» Short exercise: Copy the data exactly; pictures stay out of the copy.

### Data shown

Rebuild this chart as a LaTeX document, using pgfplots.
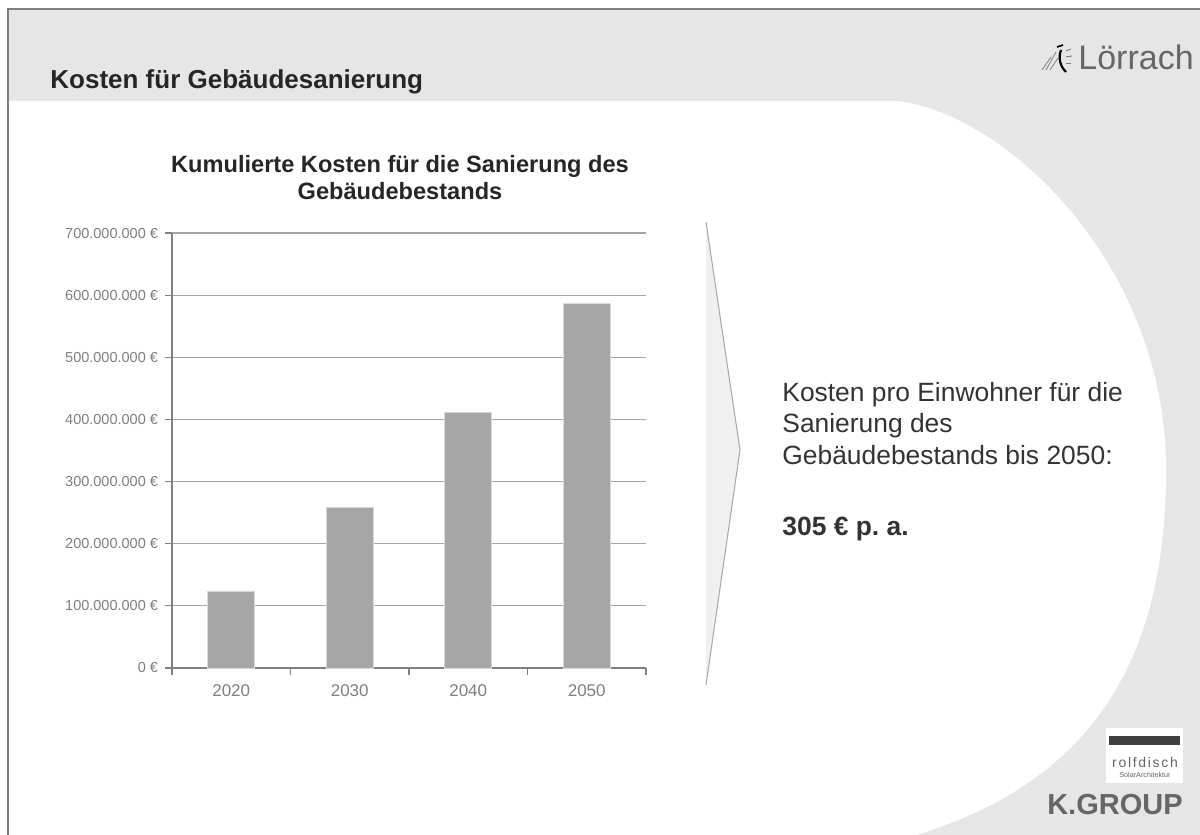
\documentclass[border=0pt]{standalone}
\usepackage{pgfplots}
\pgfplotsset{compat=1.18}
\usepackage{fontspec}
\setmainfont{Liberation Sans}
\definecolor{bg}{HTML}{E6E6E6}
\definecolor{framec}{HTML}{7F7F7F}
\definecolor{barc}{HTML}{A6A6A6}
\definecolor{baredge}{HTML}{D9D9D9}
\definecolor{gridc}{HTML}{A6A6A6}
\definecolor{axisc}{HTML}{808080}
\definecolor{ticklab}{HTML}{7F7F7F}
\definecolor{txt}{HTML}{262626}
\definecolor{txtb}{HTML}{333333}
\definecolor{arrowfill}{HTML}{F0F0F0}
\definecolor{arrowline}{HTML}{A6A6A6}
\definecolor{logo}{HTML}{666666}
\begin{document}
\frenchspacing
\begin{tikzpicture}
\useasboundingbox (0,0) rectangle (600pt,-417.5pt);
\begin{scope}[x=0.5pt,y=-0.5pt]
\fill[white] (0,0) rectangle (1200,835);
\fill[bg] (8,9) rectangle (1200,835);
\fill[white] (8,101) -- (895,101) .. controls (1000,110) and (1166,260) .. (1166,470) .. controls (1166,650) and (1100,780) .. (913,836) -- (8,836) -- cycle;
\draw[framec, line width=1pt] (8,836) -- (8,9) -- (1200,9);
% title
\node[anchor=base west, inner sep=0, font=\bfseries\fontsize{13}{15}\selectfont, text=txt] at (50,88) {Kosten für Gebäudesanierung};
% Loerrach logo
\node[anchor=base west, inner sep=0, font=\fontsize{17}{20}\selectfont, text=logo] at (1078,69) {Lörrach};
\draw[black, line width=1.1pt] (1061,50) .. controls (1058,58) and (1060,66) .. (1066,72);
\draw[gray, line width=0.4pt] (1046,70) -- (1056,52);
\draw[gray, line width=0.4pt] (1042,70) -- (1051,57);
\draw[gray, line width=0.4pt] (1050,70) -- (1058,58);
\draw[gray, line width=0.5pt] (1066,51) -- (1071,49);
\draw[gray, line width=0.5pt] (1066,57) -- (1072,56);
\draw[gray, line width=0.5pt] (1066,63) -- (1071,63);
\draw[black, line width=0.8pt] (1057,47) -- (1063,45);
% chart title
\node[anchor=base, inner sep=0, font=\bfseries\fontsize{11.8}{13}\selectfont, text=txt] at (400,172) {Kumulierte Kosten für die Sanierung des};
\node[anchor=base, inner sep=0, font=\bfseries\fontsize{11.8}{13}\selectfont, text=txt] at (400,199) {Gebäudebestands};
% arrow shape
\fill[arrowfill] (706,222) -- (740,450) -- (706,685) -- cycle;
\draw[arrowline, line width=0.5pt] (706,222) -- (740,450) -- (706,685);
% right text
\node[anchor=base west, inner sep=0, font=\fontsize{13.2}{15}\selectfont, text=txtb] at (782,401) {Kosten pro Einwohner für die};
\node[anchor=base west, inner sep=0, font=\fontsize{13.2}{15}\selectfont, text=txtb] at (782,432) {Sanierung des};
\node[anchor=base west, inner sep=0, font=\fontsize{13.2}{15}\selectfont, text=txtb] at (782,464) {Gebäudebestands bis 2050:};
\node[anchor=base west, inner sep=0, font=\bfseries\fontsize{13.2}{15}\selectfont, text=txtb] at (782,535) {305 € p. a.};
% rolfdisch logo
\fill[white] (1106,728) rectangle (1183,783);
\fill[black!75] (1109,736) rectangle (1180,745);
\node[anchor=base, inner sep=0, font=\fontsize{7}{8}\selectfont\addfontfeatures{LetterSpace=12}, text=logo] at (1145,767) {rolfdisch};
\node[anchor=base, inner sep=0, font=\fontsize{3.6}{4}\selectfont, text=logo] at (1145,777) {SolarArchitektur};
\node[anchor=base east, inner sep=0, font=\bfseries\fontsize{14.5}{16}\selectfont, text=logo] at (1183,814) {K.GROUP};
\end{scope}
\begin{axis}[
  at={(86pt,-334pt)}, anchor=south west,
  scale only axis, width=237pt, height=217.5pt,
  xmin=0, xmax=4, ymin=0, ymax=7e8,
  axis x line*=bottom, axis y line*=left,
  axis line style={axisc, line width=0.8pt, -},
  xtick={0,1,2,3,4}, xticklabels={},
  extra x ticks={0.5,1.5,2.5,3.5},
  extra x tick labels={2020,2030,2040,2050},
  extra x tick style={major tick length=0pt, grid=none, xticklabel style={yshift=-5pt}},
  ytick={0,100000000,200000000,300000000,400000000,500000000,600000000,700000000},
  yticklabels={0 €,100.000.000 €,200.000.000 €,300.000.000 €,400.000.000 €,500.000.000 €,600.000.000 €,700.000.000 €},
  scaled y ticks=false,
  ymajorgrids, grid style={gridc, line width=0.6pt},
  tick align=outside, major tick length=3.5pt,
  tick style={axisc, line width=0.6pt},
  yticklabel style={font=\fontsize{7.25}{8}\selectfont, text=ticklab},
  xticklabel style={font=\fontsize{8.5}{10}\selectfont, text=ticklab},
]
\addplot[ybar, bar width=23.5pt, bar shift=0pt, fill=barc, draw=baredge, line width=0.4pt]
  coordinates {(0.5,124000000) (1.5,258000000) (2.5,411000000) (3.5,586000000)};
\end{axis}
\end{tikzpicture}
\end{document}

######

» Completed task:
Rebuild this chart as a LaTeX document, using pgfplots.
\documentclass[border=0pt]{standalone}
\usepackage{pgfplots}
\pgfplotsset{compat=1.18}
\usepackage{fontspec}
\setmainfont{Liberation Sans}
\definecolor{bg}{HTML}{E6E6E6}
\definecolor{framec}{HTML}{7F7F7F}
\definecolor{barc}{HTML}{A6A6A6}
\definecolor{baredge}{HTML}{D9D9D9}
\definecolor{gridc}{HTML}{A6A6A6}
\definecolor{axisc}{HTML}{808080}
\definecolor{ticklab}{HTML}{7F7F7F}
\definecolor{txt}{HTML}{262626}
\definecolor{txtb}{HTML}{333333}
\definecolor{arrowfill}{HTML}{F0F0F0}
\definecolor{arrowline}{HTML}{A6A6A6}
\definecolor{logo}{HTML}{666666}
\begin{document}
\frenchspacing
\begin{tikzpicture}
\useasboundingbox (0,0) rectangle (600pt,-417.5pt);
\begin{scope}[x=0.5pt,y=-0.5pt]
\fill[white] (0,0) rectangle (1200,835);
\fill[bg] (8,9) rectangle (1200,835);
\fill[white] (8,101) -- (895,101) .. controls (1000,110) and (1166,260) .. (1166,470) .. controls (1166,650) and (1100,780) .. (913,836) -- (8,836) -- cycle;
\draw[framec, line width=1pt] (8,836) -- (8,9) -- (1200,9);
% title
\node[anchor=base west, inner sep=0, font=\bfseries\fontsize{13}{15}\selectfont, text=txt] at (50,88) {Kosten für Gebäudesanierung};
% Loerrach logo
\node[anchor=base west, inner sep=0, font=\fontsize{17}{20}\selectfont, text=logo] at (1078,69) {Lörrach};
\draw[black, line width=1.1pt] (1061,50) .. controls (1058,58) and (1060,66) .. (1066,72);
\draw[gray, line width=0.4pt] (1046,70) -- (1056,52);
\draw[gray, line width=0.4pt] (1042,70) -- (1051,57);
\draw[gray, line width=0.4pt] (1050,70) -- (1058,58);
\draw[gray, line width=0.5pt] (1066,51) -- (1071,49);
\draw[gray, line width=0.5pt] (1066,57) -- (1072,56);
\draw[gray, line width=0.5pt] (1066,63) -- (1071,63);
\draw[black, line width=0.8pt] (1057,47) -- (1063,45);
% chart title
\node[anchor=base, inner sep=0, font=\bfseries\fontsize{11.8}{13}\selectfont, text=txt] at (400,172) {Kumulierte Kosten für die Sanierung des};
\node[anchor=base, inner sep=0, font=\bfseries\fontsize{11.8}{13}\selectfont, text=txt] at (400,199) {Gebäudebestands};
% arrow shape
\fill[arrowfill] (706,222) -- (740,450) -- (706,685) -- cycle;
\draw[arrowline, line width=0.5pt] (706,222) -- (740,450) -- (706,685);
% right text
\node[anchor=base west, inner sep=0, font=\fontsize{13.2}{15}\selectfont, text=txtb] at (782,401) {Kosten pro Einwohner für die};
\node[anchor=base west, inner sep=0, font=\fontsize{13.2}{15}\selectfont, text=txtb] at (782,432) {Sanierung des};
\node[anchor=base west, inner sep=0, font=\fontsize{13.2}{15}\selectfont, text=txtb] at (782,464) {Gebäudebestands bis 2050:};
\node[anchor=base west, inner sep=0, font=\bfseries\fontsize{13.2}{15}\selectfont, text=txtb] at (782,535) {305 € p. a.};
% rolfdisch logo
\fill[white] (1106,728) rectangle (1183,783);
\fill[black!75] (1109,736) rectangle (1180,745);
\node[anchor=base, inner sep=0, font=\fontsize{7}{8}\selectfont\addfontfeatures{LetterSpace=12}, text=logo] at (1145,767) {rolfdisch};
\node[anchor=base, inner sep=0, font=\fontsize{3.6}{4}\selectfont, text=logo] at (1145,777) {SolarArchitektur};
\node[anchor=base east, inner sep=0, font=\bfseries\fontsize{14.5}{16}\selectfont, text=logo] at (1183,814) {K.GROUP};
\end{scope}
\begin{axis}[
  at={(86pt,-334pt)}, anchor=south west,
  scale only axis, width=237pt, height=217.5pt,
  xmin=0, xmax=4, ymin=0, ymax=7e8,
  axis x line*=bottom, axis y line*=left,
  axis line style={axisc, line width=0.8pt, -},
  xtick={0,1,2,3,4}, xticklabels={},
  extra x ticks={0.5,1.5,2.5,3.5},
  extra x tick labels={2020,2030,2040,2050},
  extra x tick style={major tick length=0pt, grid=none, xticklabel style={yshift=-5pt}},
  ytick={0,100000000,200000000,300000000,400000000,500000000,600000000,700000000},
  yticklabels={0 €,100.000.000 €,200.000.000 €,300.000.000 €,400.000.000 €,500.000.000 €,600.000.000 €,700.000.000 €},
  scaled y ticks=false,
  ymajorgrids, grid style={gridc, line width=0.6pt},
  tick align=outside, major tick length=3.5pt,
  tick style={axisc, line width=0.6pt},
  yticklabel style={font=\fontsize{7.25}{8}\selectfont, text=ticklab},
  xticklabel style={font=\fontsize{8.5}{10}\selectfont, text=ticklab},
]
\addplot[ybar, bar width=23.5pt, bar shift=0pt, fill=barc, draw=baredge, line width=0.4pt]
  coordinates {(0.5,124000000) (1.5,258000000) (2.5,411000000) (3.5,586000000)};
\end{axis}
\end{tikzpicture}
\end{document}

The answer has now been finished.